From London, Taylor hoped to make his way to Russia to secure new material for a future book of the travel essays which had become his signature. Like the rest of the country, however, he was suffering from financial setbacks. Instead, the couple went to Greece.
Travel defined both Taylor and his wife. They met (and got engaged) in Germany, where her father was an astronomer. Before marrying, he awaited approval from her mother, then living in Russia. He called their marriage (his second, after the death of his first wife Mary Agnew in 1850) "a step which makes us all so happy and my future so bright." They had a daughter, Lilian, a year later.

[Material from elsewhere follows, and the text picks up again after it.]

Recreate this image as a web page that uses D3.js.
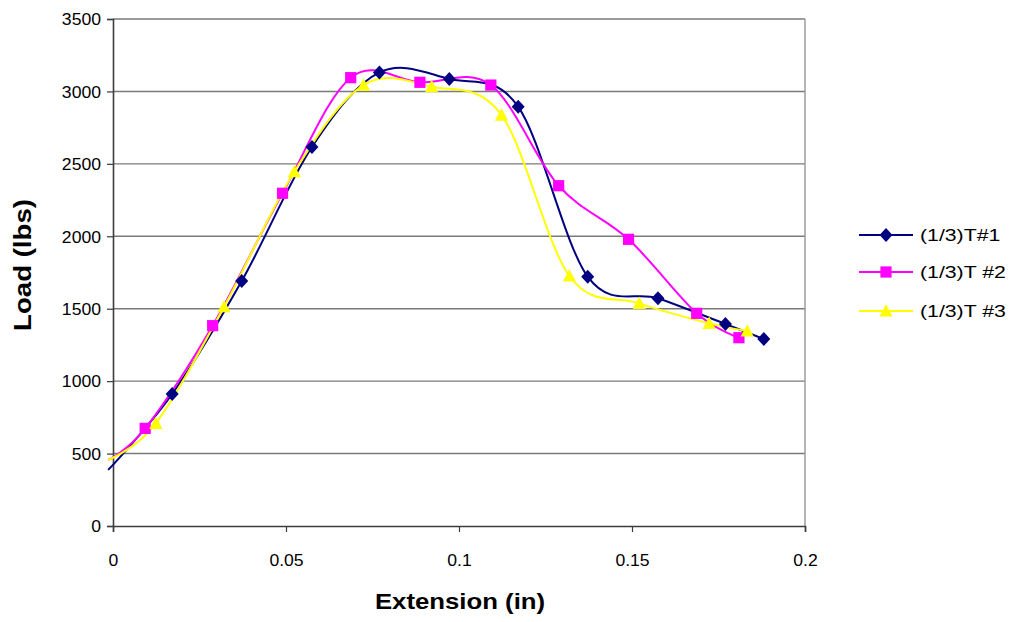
<!DOCTYPE html>
<html>
<head>
<meta charset="utf-8">
<script src="https://cdn.jsdelivr.net/npm/d3@7"></script>
<style>
  body { margin: 0; background: #fff; }
  text { font-family: "Liberation Sans", Arial, sans-serif; fill: #000; }
</style>
</head>
<body>
<svg id="chart" width="1014" height="622"></svg>
<script>
// Load–extension readings for three (1/3)T specimens
const seriesNames = ["(1/3)T#1", "(1/3)T #2", "(1/3)T #3"];

const ext1  = [-0.0014, 0.0171, 0.0372, 0.0575, 0.0770, 0.0972, 0.1171, 0.1372, 0.1575, 0.1770, 0.1881];
const load1 = [387, 911, 1691, 2616, 3131, 3086, 2895, 1721, 1572, 1394, 1291];

const ext2  = [-0.0014, 0.0093, 0.0288, 0.0490, 0.0687, 0.0887, 0.1092, 0.1288, 0.1490, 0.1687, 0.1809];
const load2 = [456, 674, 1383, 2297, 3095, 3063, 3044, 2349, 1979, 1468, 1300];

const ext3  = [-0.0014, 0.0124, 0.0321, 0.0524, 0.0724, 0.0921, 0.1123, 0.1319, 0.1521, 0.1723, 0.1833];
const load3 = [456, 709, 1514, 2446, 3044, 3033, 2837, 1726, 1537, 1399, 1346];

const xTicks = [0, 0.05, 0.1, 0.15, 0.2];
const yTicks = [0, 500, 1000, 1500, 2000, 2500, 3000, 3500];

const colors  = ["#000080", "#FF00FF", "#FFFF00"];
const shapes  = ["diamond", "square", "triangle"];

const series = [
  { name: seriesNames[0], pts: ext1.map((x, i) => [x, load1[i]]) },
  { name: seriesNames[1], pts: ext2.map((x, i) => [x, load2[i]]) },
  { name: seriesNames[2], pts: ext3.map((x, i) => [x, load3[i]]) }
];

const svg = d3.select("#chart");
const plot = { left: 113, right: 805, top: 19, bottom: 526 };

const x = d3.scaleLinear().domain([0, 0.2]).range([plot.left, plot.right]);
const y = d3.scaleLinear().domain([0, 3500]).range([plot.bottom, plot.top]);

// widen text horizontally by factor k
function widen(sel, k) {
  sel.each(function () {
    const w = this.getComputedTextLength();
    d3.select(this).attr("textLength", w * k).attr("lengthAdjust", "spacingAndGlyphs");
  });
}

// horizontal gridlines
svg.append("g")
  .selectAll("line")
  .data(yTicks.filter(d => d > 0))
  .join("line")
  .attr("x1", plot.left).attr("x2", plot.right)
  .attr("y1", d => y(d)).attr("y2", d => y(d))
  .attr("stroke", "#7a7a7a").attr("stroke-width", 1.4);

// right border of plot area
svg.append("line")
  .attr("x1", plot.right).attr("x2", plot.right)
  .attr("y1", plot.top).attr("y2", plot.bottom)
  .attr("stroke", "#969696").attr("stroke-width", 1.4);

// y axis
const yAxis = svg.append("g")
  .attr("transform", `translate(${plot.left},0)`)
  .call(d3.axisLeft(y).tickValues(yTicks).tickSize(6).tickPadding(6).tickFormat(d3.format("d")));
yAxis.select(".domain").attr("stroke", "#3c3c3c").attr("stroke-width", 1.6);
yAxis.selectAll(".tick line").attr("stroke", "#3c3c3c").attr("stroke-width", 1.2);
yAxis.selectAll(".tick text")
  .attr("font-size", 16).attr("font-family", "Liberation Sans, Arial, sans-serif")
  .attr("dy", "0.36em").call(widen, 1.1);

// x axis
const xAxis = svg.append("g")
  .attr("transform", `translate(0,${plot.bottom})`)
  .call(d3.axisBottom(x).tickValues(xTicks).tickSize(6).tickPadding(0).tickFormat(d => d === 0 ? "0" : String(d)));
xAxis.select(".domain").attr("stroke", "#3c3c3c").attr("stroke-width", 1.6);
xAxis.selectAll(".tick line").attr("stroke", "#3c3c3c").attr("stroke-width", 1.2);
xAxis.selectAll(".tick text")
  .attr("font-size", 16).attr("font-family", "Liberation Sans, Arial, sans-serif")
  .attr("y", 40).attr("dy", 0).call(widen, 1.1);

// series lines (smoothed)
const line = d3.line()
  .x(d => x(d[0])).y(d => y(d[1]))
  .curve(d3.curveCardinal.tension(0));

const lineG = svg.append("g");
series.forEach((s, i) => {
  lineG.append("path")
    .attr("d", line(s.pts))
    .attr("fill", "none")
    .attr("stroke", colors[i])
    .attr("stroke-width", 2)
    .attr("stroke-linejoin", "round");
});

// marker shapes
function markerPath(shape) {
  if (shape === "diamond") return "M0,-7 L6.5,0 L0,7 L-6.5,0 Z";
  if (shape === "square") return "M-5.6,-5.6 H5.6 V5.6 H-5.6 Z";
  return "M0,-6.8 L6.6,5.6 L-6.6,5.6 Z";
}

const markG = svg.append("g");
series.forEach((s, i) => {
  markG.append("g")
    .selectAll("path")
    .data(s.pts.filter(p => p[0] >= 0))
    .join("path")
    .attr("transform", d => `translate(${x(d[0])},${y(d[1])})`)
    .attr("d", markerPath(shapes[i]))
    .attr("fill", colors[i]);
});

// axis titles
svg.append("text")
  .attr("x", (plot.left + plot.right) / 2 + 1).attr("y", 609)
  .attr("text-anchor", "middle")
  .attr("font-size", 22).attr("font-weight", "bold")
  .text("Extension (in)").call(widen, 1.17);

svg.append("text")
  .attr("transform", `translate(31,265) rotate(-90)`)
  .attr("text-anchor", "middle")
  .attr("font-size", 23).attr("font-weight", "bold")
  .text("Load (lbs)").call(widen, 1.2);

// legend
const legend = svg.append("g").attr("transform", "translate(859,0)");
const legendRows = [235, 272, 311];
series.forEach((s, i) => {
  const row = legend.append("g").attr("transform", `translate(0,${legendRows[i]})`);
  row.append("line")
    .attr("x1", 0).attr("x2", 54).attr("y1", 0).attr("y2", 0)
    .attr("stroke", colors[i]).attr("stroke-width", 2);
  row.append("path")
    .attr("transform", "translate(27,0)")
    .attr("d", markerPath(shapes[i]))
    .attr("fill", colors[i]);
  row.append("text")
    .attr("x", 61).attr("y", 0).attr("dy", "0.36em")
    .attr("font-size", 17)
    .text(s.name).call(widen, 1.25);
});
</script>
</body>
</html>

In his introduction to Northern Winters, Taylor explains his reason for traveling so extensively and writing about those travels:
My object in travel is neither scientific, statistical, nor politico-economical; but simply artistic, pictorial, — if possible, panoramic. I have attempted to draw, with a hand which, I hope, has acquired a little steadiness from long practice, the people and the scenery of northern Europe, to colour my sketches with the tints of the originals, and to invest each one with its native and characteristic atmosphere. In order to do this, I have adopted, as in other countries, a simple rule: to live, as near as possible, the life of the people among whom I travel.
After Taylor's death, Marie Hanson-Taylor edited his life and letters (under that hyphenated name, with help from Horace Scudder). She became the caretaker of Cedarcroft, the home they built in 1860. She was nicknamed "The Mistress of Cedarcroft" and lived there until her own death 47 years after that of her husband.